**WHAT YOU HAVE TO DO**:
Below are the records. List every line holding the word "this".

**EXERCISE MATERIAL**:
####

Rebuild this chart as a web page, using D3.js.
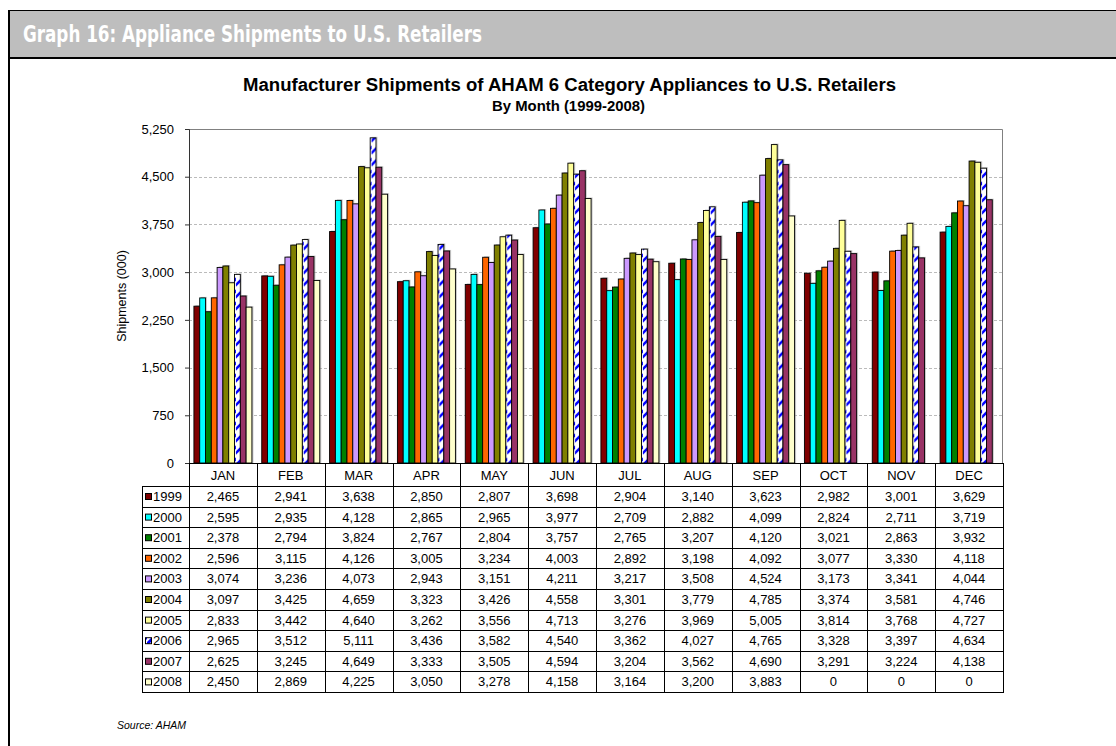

####

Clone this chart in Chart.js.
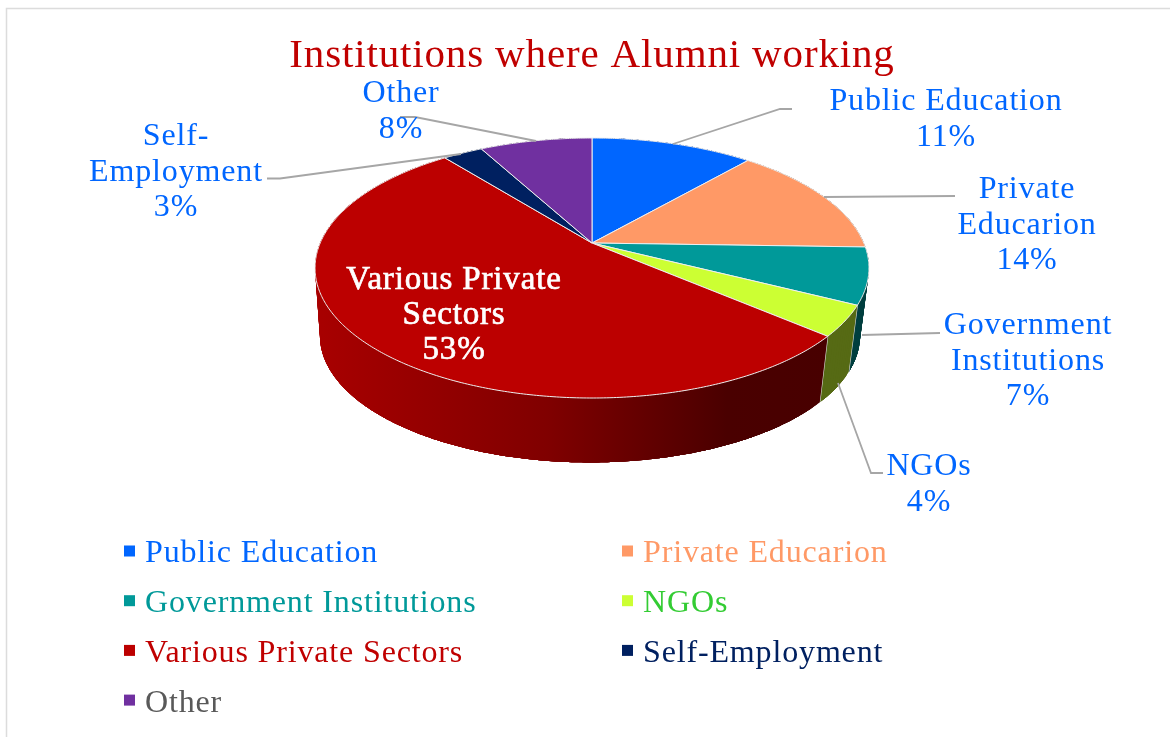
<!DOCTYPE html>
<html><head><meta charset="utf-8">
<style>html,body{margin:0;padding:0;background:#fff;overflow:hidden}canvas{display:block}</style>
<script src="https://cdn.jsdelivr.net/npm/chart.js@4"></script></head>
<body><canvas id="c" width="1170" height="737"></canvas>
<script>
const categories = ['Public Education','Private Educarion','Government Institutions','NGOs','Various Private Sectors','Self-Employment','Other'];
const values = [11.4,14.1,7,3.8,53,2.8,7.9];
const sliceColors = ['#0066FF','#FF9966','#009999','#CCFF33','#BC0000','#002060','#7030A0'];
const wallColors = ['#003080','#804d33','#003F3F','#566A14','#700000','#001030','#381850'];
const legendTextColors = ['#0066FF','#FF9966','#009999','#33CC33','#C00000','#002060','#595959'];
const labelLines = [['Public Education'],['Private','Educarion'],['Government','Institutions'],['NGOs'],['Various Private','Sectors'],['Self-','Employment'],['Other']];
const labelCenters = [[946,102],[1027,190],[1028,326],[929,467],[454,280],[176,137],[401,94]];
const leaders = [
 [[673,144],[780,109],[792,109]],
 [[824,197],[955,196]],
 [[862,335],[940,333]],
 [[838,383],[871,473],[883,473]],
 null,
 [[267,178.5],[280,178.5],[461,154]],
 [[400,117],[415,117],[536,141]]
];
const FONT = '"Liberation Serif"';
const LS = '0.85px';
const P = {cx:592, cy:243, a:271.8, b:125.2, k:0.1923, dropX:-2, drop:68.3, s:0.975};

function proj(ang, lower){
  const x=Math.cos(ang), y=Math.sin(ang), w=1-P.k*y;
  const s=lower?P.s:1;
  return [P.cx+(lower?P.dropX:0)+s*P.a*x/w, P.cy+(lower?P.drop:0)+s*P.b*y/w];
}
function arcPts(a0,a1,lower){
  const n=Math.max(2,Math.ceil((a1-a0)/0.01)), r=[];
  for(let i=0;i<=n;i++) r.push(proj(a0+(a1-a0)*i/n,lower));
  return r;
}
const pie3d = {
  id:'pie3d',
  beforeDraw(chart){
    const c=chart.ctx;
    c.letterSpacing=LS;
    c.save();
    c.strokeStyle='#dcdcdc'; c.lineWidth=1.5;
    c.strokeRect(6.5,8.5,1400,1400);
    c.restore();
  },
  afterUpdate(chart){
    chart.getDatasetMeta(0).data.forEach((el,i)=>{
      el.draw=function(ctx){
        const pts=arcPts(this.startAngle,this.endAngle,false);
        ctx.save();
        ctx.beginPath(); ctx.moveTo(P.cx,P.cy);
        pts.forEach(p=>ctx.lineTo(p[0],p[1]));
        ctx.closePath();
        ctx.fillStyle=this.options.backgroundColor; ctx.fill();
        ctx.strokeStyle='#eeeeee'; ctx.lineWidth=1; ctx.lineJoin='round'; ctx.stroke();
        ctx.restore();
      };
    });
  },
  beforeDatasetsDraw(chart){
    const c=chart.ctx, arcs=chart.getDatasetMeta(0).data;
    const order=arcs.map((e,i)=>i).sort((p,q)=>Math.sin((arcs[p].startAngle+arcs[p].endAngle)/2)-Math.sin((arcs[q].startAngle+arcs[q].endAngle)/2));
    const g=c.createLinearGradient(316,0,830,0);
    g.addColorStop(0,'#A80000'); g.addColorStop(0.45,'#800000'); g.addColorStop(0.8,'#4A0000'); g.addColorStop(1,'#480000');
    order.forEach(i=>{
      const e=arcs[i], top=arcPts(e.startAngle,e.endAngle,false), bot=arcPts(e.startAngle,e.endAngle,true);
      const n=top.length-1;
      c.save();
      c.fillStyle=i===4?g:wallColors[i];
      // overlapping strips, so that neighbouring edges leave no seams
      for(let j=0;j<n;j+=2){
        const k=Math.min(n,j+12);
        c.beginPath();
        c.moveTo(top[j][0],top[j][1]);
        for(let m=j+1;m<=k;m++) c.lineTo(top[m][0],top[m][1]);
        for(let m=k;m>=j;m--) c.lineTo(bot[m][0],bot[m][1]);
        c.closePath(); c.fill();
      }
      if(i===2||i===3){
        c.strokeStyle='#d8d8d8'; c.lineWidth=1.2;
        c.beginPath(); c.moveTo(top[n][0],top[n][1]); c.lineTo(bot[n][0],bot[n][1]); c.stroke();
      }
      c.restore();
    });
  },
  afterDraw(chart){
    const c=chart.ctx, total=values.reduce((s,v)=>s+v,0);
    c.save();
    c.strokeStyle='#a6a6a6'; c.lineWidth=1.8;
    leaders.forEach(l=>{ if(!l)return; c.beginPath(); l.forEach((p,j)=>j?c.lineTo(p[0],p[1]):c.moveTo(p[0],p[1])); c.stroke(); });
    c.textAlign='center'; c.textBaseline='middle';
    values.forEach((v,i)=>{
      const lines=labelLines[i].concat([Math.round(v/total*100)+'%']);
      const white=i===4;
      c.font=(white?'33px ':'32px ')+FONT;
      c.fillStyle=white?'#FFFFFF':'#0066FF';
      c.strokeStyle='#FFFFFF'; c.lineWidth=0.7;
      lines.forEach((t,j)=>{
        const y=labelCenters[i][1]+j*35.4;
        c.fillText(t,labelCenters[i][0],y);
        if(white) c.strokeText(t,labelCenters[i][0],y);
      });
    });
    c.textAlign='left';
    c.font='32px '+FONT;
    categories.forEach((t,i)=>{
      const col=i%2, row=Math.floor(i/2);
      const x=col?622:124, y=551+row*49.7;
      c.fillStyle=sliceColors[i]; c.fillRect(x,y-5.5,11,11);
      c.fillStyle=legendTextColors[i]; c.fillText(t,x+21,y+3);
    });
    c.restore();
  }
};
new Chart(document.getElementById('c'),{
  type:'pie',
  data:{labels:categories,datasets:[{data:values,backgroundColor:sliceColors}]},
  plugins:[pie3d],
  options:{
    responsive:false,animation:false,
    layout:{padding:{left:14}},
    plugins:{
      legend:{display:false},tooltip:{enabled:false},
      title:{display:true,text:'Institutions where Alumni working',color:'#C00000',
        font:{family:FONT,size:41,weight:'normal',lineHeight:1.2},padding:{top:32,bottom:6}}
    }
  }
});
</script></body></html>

####

**COMPLETED TASK**:
Rebuild this chart as a web page, using D3.js.
Clone this chart in Chart.js.
        const pts=arcPts(this.startAngle,this.endAngle,false);
        ctx.fillStyle=this.options.backgroundColor; ctx.fill();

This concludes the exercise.